Rossant’s mother probably thought of it as freedom, her tendency to drift in and out of her children’s lives, but Rossant experienced it as treachery: all the promises that went begging, being left in the hands of stewards who might or might not have Rossant’s best interests in mind. From a warm childhood among her extended family in Cairo, Rossant was spirited to Paris immediately following WWII, only to wind up in the care of her grandmother, an abrupt and sarcastic woman, after her mother made herself scarce yet again. Having learned in Cairo that the kitchen was a very special place, she was thrilled by her introduction to French food, an omelet aux fines herbs that stole her breath away. And so food steadied her course through the difficulties of her youth, a way in which she could find her footing in uneasy relationships with her family and her boyfriends.
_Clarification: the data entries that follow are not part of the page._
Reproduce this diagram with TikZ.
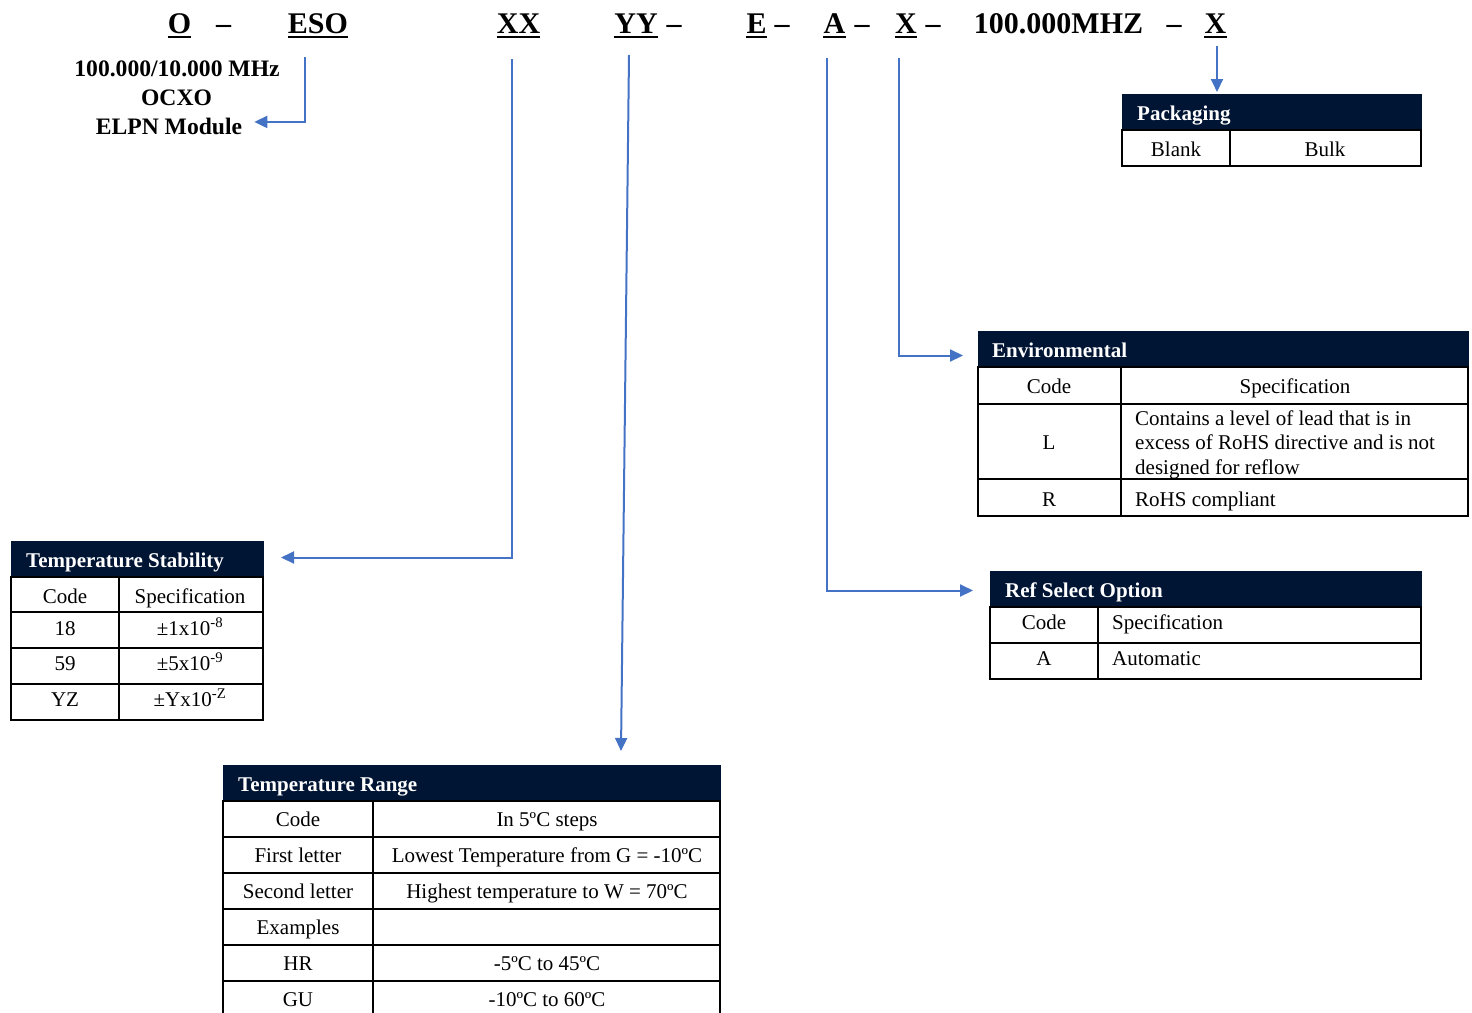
\documentclass[tikz,border=0pt]{standalone}
\usepackage{fontspec}
\setmainfont{Liberation Serif}
\usetikzlibrary{arrows.meta}
\definecolor{navy}{RGB}{0,20,52}
\definecolor{lblue}{RGB}{68,114,196}
\begin{document}
\begin{tikzpicture}[x=1pt,y=-1pt,
  code/.style={font=\fontsize{30}{36}\selectfont\bfseries, inner sep=0, anchor=base},
  sub/.style={font=\fontsize{23.6}{28}\selectfont\bfseries, inner sep=0, anchor=base},
  ht/.style={font=\fontsize{21}{25}\selectfont\bfseries, text=white, inner sep=0, anchor=base west},
  td/.style={font=\fontsize{21}{25}\selectfont, inner sep=0, anchor=base},
  tdl/.style={td, anchor=base west},
  band/.style={fill=navy, draw=navy, line width=1pt, inner sep=0, anchor=north west, minimum height=36pt},
  grid/.style={draw=black, line width=2pt},
  conn/.style={draw=lblue, line width=2pt, -{Triangle[length=13pt,width=12pt]}},
  ul/.style={line width=2.5pt}]
\useasboundingbox (0,0) rectangle (1472,1012);

% ---- part number code ----
\node[code] (cO) at (179.5,33) {O};
\node[code] (d1) at (223.5,33) {–};
\node[code] (cESO) at (318,33) {ESO};
\node[code] (cXX) at (518.5,33) {XX};
\node[code] (cYY) at (636,33) {YY};
\node[code] (d2) at (674,33) {–};
\node[code] (cE) at (756.5,33) {E};
\node[code] (d3) at (782,33) {–};
\node[code] (cA) at (834.5,33) {A};
\node[code] (d4) at (862,33) {–};
\node[code] (cX1) at (906,33) {X};
\node[code] (d5) at (933,33) {–};
\node[code] (cF) at (1058.5,33) {100.000MHZ};
\node[code] (d6) at (1174,33) {–};
\node[code] (cX2) at (1215.5,33) {X};
\foreach \n in {cO,cESO,cXX,cYY,cE,cA,cX1,cX2}
  \draw[ul] ([yshift=-4pt]\n.base west) -- ([yshift=-4pt]\n.base east);

% ---- subtitle ----
\node[sub] (s1) at (177,76) {100.000/10.000 MHz};
\node[sub] (s2) at (176.5,105) {OCXO};
\node[sub] (s3) at (169,134) {ELPN Module};

% ---- Packaging ----
\node[band, minimum width=299pt] (pkH) at (1122,94) {};
\node[ht] (pkT) at (1137,120) {Packaging};
\draw[grid] (1122,130) rectangle (1421,166);
\draw[grid] (1230,130) -- (1230,166);
\node[td] (pk1) at (1176,156) {Blank};
\node[td] (pk2) at (1325,156) {Bulk};

% ---- Environmental ----
\node[band, minimum width=490pt] (envH) at (978,331) {};
\node[ht] (envT) at (992,357) {Environmental};
\draw[grid] (978,367) rectangle (1468,516);
\draw[grid] (978,404) -- (1468,404);
\draw[grid] (978,479) -- (1468,479);
\draw[grid] (1121,367) -- (1121,516);
\node[td] (env11) at (1049,393) {Code};
\node[td] (env12) at (1295,393) {Specification};
\node[td] (env21) at (1049,449) {L};
\node[tdl] (env22a) at (1135,425) {Contains a level of lead that is in};
\node[tdl] (env22b) at (1135,449) {excess of RoHS directive and is not};
\node[tdl] (env22c) at (1135,474) {designed for reflow};
\node[td] (env31) at (1049,506) {R};
\node[tdl] (env32) at (1135,506) {RoHS compliant};

% ---- Temperature Stability ----
\node[band, minimum width=252pt] (tsH) at (11,541) {};
\node[ht] (tsT) at (26,567) {Temperature Stability};
\draw[grid] (11,577) rectangle (263,720);
\draw[grid] (11,612) -- (263,612);
\draw[grid] (11,648) -- (263,648);
\draw[grid] (11,684) -- (263,684);
\draw[grid] (119,577) -- (119,720);
\node[td] (ts11) at (65,603) {Code};
\node[td] (ts12) at (190,603) {Specification};
\node[td] (ts21) at (65,635) {18};
\node[td] (ts22) at (190,635) {±1x10\textsuperscript{-8}};
\node[td] (ts31) at (65,670) {59};
\node[td] (ts32) at (190,670) {±5x10\textsuperscript{-9}};
\node[td] (ts41) at (65,706) {YZ};
\node[td] (ts42) at (190,706) {±Yx10\textsuperscript{-Z}};

% ---- Ref Select Option ----
\node[band, minimum width=431pt] (rsH) at (990,571) {};
\node[ht] (rsT) at (1005,597) {Ref Select Option};
\draw[grid] (990,607) rectangle (1421,679);
\draw[grid] (990,643) -- (1421,643);
\draw[grid] (1098,607) -- (1098,679);
\node[td] (rs11) at (1044,629) {Code};
\node[tdl] (rs12) at (1112,629) {Specification};
\node[td] (rs21) at (1044,665) {A};
\node[tdl] (rs22) at (1112,665) {Automatic};

% ---- Temperature Range ----
\node[band, minimum width=497pt] (trH) at (223,765) {};
\node[ht] (trT) at (238,791) {Temperature Range};
\draw[grid] (223,1013) -- (223,801) -- (720,801) -- (720,1013);
\foreach \yy in {837,873,909,945,981} \draw[grid] (223,\yy) -- (720,\yy);
\draw[grid] (373,801) -- (373,1013);
\node[td] (tr11) at (298,826) {Code};
\node[td] (tr12) at (547,826) {In 5ºC steps};
\node[td] (tr21) at (298,862) {First letter};
\node[td] (tr22) at (547,862) {Lowest Temperature from G = -10ºC};
\node[td] (tr31) at (298,898) {Second letter};
\node[td] (tr32) at (547,898) {Highest temperature to W = 70ºC};
\node[td] (tr41) at (298,934) {Examples};
\node[td] (tr51) at (298,970) {HR};
\node[td] (tr52) at (547,970) {-5ºC to 45ºC};
\node[td] (tr61) at (298,1006) {GU};
\node[td] (tr62) at (547,1006) {-10ºC to 60ºC};

% ---- connectors ----
\coordinate (tESO) at (305,57);
\coordinate (tXX) at (512,59);
\coordinate (tYY) at (629,55);
\coordinate (tA) at (827,58);
\coordinate (tX1) at (899,58);
\coordinate (tX2) at (1217,46);
\draw[conn] (tESO) |- ([xshift=12pt,yshift=4pt]s3.east);
\draw[conn] (tXX) |- ([xshift=17pt,yshift=2pt]tsH.east);
\draw[conn] (tYY) -- ([xshift=398pt,yshift=14pt]trH.north west);
\draw[conn] (tA) |- ([xshift=-17pt,yshift=-1pt]rsH.west);
\draw[conn] (tX1) |- ([xshift=-15pt,yshift=-6pt]envH.west);
\draw[conn] (tX2) -- ([xshift=95pt,yshift=2pt]pkH.north west);
\end{tikzpicture}
\end{document}
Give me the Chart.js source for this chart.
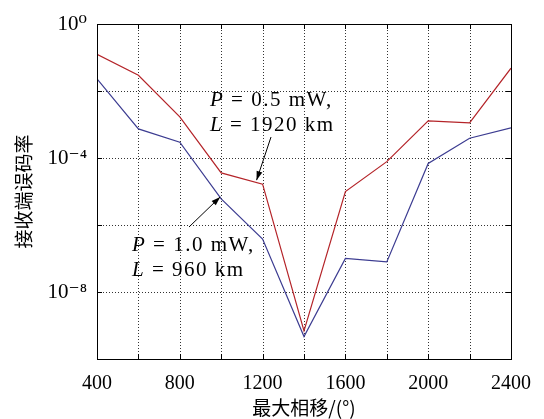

Despite the melancholy that pervades the story, there is so much charm in Rossant’s voice—she was baffled when she was 16 that she and her friends were without boyfriends, though “we were actually frumpy, badly dressed, and not a la mode”—that you can smile through the disappointments and drear. And when she finds her focus, it shines: “I discovered that I loved gambling—the rush it gave me. I also liked the olives and slices of saucisson sec they served at the end of the gambling session.” It wasn’t the roulette table that got the last laugh, either. At appropriate moments, Rossant inserts recipes—a friture, a tomato salad, blanquette de veau, raspberry tart—that are little stories in themselves.
Never was the kitchen a more welcome port in the storm, or more nurturing, than for the buffeted Rossant, who is a sympathetic character, and all the more so for her measure of pride. (Photographs)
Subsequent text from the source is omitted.